Registration: 999 KUM
Chassis Number: 0102
Engine Number: 028
Number of cylinders: 8
CC: 5600
Year of Manufacture: 1972
Sold for (£): 55,000

Monica was a brand of luxury cars created in France in the 1970s by Jean Tastevin, a French industrialist whose wife's name was Monique.

Monica was the last attempt (after Facel Vega) to create a luxury brand in France. Its only French competitor was the Citroen SM Opera, the sedan which was built by Chapron.

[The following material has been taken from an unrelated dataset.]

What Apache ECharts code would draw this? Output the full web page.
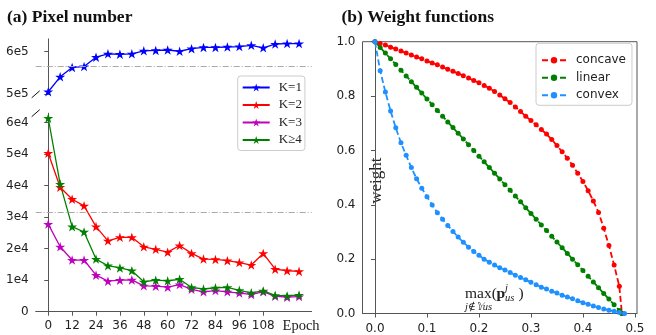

Although intended to be built in France, design, development and prototype building was entrusted to Chris Lawrence at C.J. Lawrence Consultants of Ravenscourt Place, London. The 4-door, 4-seat saloon featured a De Dion rear suspension. Final styling and trimming was by David Coward once of  James Young (coachbuilders) and Motor Magazine

The earliest prototype Monicas were powered by the Ted Martin designed 3.4l V8 engine but later prototypes and the production model were equipped with a Chrysler 5.6 litre V8. Advertised transmission options were the Chrysler Torqueflight system or a ZF 5-speed manual gear box.

The styling and prototype body mouldings were produced by Bob Curl in Hastings.  Several show cars were repainted after the Motor Show by John Drew, from the Bristol area, after the owner had seen his work for Bristol Cars themselves at the show. John was then invited over to the factory to advise on production of the Monica and recalls that, as many different nationalities were represented on the workforce, any production problem would result in heated multilingual discussions.

The Monica 560 was presented at the Salon de Paris in 1972 and production began in 1973 at a facility located in Balbigny, Loire. Only 8 production cars (in addition to 22 prototypes) were completed before the factory closed in 1974, a victim of the 1973 Oil crisis.

The Monica offered for sale here is being sold directly from the estate of the late Chris Lawrence, the project's Chief Engineer. It was Chris' road car for the last 8 years of his life, and was collected by him from the Paris head quarters of  C.F.P.M. in 2003. The car was extensively worked on and was displayed with great pride at the Cartier Style et Luxe at Goodwood in 2005. Being offered for sale with a new MoT and road fund licence, this is a chance to purchase the ultimate 'Grand Routier', with the provenance and cachet of being the designer's own machine.